[Description of the task]:
Your task is to repeat only the lines from the one with "Clone this diagram in TikZ." through the one with "(C) at (211,183);", exactly as they stand, both ends included.

[Rows]:
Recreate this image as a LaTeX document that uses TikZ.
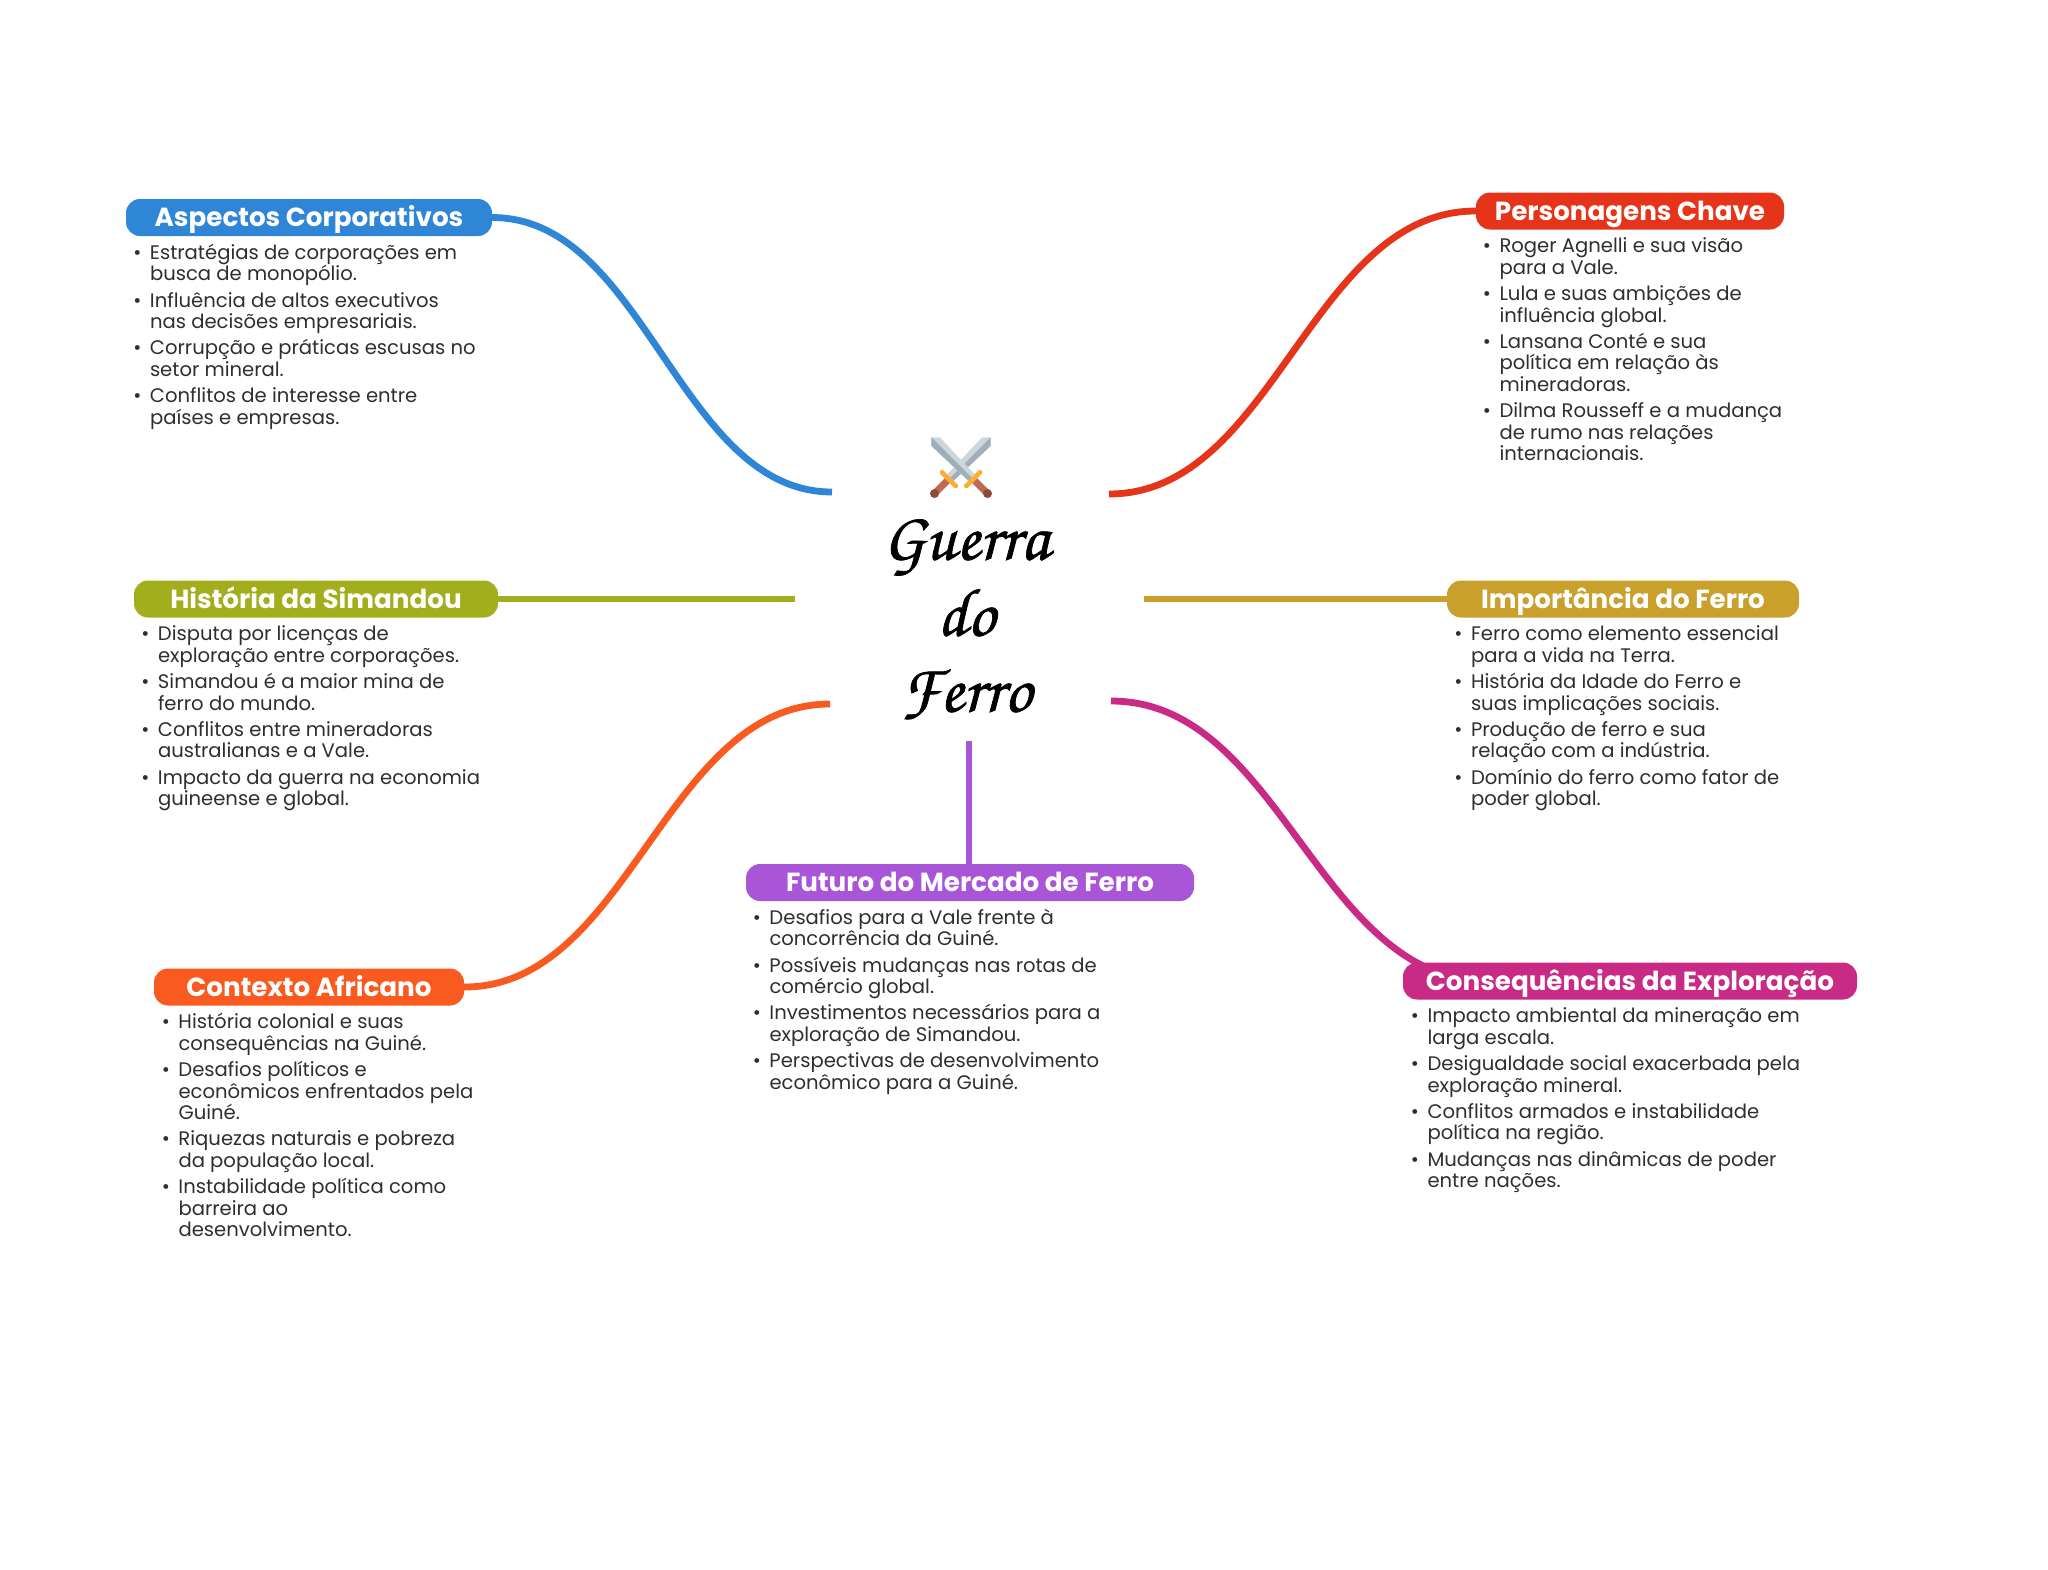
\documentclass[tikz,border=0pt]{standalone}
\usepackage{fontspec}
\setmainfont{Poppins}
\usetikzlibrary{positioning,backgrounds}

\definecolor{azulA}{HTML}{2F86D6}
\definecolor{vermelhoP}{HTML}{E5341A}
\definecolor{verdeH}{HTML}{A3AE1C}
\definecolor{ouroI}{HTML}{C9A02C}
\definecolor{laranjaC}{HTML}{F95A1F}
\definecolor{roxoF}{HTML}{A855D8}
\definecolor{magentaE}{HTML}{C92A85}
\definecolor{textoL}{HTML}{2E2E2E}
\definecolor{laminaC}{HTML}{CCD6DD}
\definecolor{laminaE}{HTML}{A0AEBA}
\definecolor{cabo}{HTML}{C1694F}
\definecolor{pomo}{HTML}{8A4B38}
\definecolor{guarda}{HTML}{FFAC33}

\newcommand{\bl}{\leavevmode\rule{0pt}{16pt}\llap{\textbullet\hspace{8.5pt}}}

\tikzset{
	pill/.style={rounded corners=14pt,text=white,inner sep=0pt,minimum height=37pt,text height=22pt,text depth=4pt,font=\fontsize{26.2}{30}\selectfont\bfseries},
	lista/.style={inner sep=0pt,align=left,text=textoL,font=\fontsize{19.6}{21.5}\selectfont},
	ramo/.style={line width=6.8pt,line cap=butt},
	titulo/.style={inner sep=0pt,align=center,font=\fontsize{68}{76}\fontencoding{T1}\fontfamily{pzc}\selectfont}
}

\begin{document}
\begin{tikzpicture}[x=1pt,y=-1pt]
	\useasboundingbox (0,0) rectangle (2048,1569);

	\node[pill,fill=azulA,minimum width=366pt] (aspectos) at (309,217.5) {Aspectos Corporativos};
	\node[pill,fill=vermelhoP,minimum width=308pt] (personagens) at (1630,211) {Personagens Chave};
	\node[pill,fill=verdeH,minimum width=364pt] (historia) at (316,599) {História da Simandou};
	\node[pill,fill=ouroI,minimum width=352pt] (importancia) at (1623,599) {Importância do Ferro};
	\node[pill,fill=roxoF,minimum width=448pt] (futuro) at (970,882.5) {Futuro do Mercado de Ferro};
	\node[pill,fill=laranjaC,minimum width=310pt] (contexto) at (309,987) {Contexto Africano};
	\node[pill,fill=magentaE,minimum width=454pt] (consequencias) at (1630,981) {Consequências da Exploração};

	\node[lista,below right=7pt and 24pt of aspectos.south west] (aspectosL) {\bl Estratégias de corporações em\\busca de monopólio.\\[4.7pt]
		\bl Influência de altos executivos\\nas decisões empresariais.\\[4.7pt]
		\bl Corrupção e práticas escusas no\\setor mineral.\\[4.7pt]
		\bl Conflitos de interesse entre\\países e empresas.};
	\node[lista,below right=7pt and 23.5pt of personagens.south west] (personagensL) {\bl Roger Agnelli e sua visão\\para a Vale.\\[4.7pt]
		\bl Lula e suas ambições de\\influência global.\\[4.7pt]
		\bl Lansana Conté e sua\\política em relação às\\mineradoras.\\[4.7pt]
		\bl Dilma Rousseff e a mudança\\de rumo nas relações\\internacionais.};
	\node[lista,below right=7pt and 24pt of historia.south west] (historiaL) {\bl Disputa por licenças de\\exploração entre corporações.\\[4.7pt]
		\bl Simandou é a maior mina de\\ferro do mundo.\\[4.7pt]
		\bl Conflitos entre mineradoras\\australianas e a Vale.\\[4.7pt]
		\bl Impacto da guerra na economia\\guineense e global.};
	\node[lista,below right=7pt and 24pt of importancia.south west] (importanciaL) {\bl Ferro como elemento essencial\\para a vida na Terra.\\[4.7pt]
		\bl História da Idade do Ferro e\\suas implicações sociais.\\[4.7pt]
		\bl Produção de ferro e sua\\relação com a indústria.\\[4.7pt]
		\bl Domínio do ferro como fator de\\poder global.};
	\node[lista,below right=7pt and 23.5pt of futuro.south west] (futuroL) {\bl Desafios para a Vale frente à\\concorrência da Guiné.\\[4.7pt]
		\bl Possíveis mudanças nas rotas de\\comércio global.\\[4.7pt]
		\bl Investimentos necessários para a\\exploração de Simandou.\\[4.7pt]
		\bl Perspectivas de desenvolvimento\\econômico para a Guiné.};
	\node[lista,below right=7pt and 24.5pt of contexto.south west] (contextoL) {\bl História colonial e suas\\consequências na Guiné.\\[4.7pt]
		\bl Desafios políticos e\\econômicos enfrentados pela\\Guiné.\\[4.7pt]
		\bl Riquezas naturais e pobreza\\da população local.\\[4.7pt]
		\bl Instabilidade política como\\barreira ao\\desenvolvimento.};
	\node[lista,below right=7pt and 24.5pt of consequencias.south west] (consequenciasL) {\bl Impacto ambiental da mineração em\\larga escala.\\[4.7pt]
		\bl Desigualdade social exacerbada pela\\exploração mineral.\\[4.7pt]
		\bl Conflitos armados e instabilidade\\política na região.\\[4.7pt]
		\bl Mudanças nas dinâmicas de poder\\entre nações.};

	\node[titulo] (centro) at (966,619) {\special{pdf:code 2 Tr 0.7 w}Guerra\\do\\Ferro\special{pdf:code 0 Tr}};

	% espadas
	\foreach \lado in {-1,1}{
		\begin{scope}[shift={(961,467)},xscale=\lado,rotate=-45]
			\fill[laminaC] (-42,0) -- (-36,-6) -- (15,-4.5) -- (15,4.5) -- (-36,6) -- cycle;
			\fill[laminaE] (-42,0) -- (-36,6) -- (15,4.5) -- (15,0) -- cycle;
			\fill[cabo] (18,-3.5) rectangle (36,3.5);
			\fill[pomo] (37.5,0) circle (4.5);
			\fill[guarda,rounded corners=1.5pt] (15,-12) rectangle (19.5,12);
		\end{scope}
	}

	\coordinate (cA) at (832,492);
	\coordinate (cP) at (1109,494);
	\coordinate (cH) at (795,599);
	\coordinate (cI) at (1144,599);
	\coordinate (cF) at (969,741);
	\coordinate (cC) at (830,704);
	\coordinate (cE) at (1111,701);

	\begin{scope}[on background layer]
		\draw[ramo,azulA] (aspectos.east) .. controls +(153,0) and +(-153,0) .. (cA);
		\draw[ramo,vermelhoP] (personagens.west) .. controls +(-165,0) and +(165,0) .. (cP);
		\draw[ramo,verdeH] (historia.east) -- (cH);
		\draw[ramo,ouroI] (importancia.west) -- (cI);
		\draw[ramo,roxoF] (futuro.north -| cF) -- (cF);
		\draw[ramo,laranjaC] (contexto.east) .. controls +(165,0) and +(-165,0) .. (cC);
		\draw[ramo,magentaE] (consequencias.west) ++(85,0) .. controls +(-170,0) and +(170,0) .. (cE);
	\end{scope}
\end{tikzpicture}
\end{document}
--
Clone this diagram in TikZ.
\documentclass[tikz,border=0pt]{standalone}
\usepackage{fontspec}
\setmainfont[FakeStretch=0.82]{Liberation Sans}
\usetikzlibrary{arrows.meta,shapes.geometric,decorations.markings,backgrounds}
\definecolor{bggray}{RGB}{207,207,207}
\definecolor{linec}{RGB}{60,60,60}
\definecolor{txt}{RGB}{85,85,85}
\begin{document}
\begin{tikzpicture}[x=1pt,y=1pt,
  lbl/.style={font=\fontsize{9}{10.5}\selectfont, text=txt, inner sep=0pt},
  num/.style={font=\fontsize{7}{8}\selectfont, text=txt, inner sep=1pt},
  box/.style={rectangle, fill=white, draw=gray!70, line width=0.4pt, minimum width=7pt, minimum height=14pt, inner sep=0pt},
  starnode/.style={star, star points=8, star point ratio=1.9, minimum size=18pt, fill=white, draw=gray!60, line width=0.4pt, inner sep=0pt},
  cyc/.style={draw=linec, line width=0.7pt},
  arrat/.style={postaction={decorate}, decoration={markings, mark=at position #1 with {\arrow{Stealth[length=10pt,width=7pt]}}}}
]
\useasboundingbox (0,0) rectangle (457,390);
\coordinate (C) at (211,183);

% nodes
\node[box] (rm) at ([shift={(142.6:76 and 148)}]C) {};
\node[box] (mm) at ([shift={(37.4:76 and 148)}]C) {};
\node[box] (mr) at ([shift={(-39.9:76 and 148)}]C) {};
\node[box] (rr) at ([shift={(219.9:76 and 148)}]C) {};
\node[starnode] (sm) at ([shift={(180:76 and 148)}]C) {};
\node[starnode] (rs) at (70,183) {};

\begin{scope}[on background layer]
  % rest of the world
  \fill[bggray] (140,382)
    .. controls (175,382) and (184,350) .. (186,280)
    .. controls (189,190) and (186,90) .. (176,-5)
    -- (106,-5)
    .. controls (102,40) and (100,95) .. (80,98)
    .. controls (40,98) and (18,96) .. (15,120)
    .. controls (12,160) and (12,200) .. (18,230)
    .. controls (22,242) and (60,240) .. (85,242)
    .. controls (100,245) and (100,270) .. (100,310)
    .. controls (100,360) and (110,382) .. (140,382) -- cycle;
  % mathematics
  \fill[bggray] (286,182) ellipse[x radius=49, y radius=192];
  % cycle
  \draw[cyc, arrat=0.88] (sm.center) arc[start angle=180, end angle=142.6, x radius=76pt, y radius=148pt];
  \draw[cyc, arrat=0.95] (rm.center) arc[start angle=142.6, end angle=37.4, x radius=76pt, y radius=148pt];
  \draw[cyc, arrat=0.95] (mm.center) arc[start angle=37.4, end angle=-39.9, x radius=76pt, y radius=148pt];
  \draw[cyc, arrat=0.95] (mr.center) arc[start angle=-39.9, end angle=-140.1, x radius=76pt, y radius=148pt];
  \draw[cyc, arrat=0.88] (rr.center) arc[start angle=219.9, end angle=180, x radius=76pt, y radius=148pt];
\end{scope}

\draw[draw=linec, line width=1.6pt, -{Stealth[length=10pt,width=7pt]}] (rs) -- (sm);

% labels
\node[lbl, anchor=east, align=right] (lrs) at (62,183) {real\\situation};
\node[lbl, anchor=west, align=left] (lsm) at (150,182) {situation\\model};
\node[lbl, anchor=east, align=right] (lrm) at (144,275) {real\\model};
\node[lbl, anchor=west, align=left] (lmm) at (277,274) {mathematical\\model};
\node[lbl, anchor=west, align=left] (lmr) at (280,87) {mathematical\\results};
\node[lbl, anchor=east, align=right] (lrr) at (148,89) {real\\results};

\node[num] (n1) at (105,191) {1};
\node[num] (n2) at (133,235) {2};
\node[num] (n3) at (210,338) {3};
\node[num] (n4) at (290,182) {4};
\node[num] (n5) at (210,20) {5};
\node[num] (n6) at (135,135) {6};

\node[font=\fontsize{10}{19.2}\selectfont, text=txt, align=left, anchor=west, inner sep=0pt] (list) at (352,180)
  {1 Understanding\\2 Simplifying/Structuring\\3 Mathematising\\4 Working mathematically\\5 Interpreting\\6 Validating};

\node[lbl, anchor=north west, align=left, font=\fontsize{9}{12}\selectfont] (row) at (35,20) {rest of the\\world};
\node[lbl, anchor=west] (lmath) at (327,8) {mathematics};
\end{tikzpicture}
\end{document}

[Task output]:
Clone this diagram in TikZ.
\documentclass[tikz,border=0pt]{standalone}
\usepackage{fontspec}
\setmainfont[FakeStretch=0.82]{Liberation Sans}
\usetikzlibrary{arrows.meta,shapes.geometric,decorations.markings,backgrounds}
\definecolor{bggray}{RGB}{207,207,207}
\definecolor{linec}{RGB}{60,60,60}
\definecolor{txt}{RGB}{85,85,85}
\begin{document}
\begin{tikzpicture}[x=1pt,y=1pt,
  lbl/.style={font=\fontsize{9}{10.5}\selectfont, text=txt, inner sep=0pt},
  num/.style={font=\fontsize{7}{8}\selectfont, text=txt, inner sep=1pt},
  box/.style={rectangle, fill=white, draw=gray!70, line width=0.4pt, minimum width=7pt, minimum height=14pt, inner sep=0pt},
  starnode/.style={star, star points=8, star point ratio=1.9, minimum size=18pt, fill=white, draw=gray!60, line width=0.4pt, inner sep=0pt},
  cyc/.style={draw=linec, line width=0.7pt},
  arrat/.style={postaction={decorate}, decoration={markings, mark=at position #1 with {\arrow{Stealth[length=10pt,width=7pt]}}}}
]
\useasboundingbox (0,0) rectangle (457,390);
\coordinate (C) at (211,183);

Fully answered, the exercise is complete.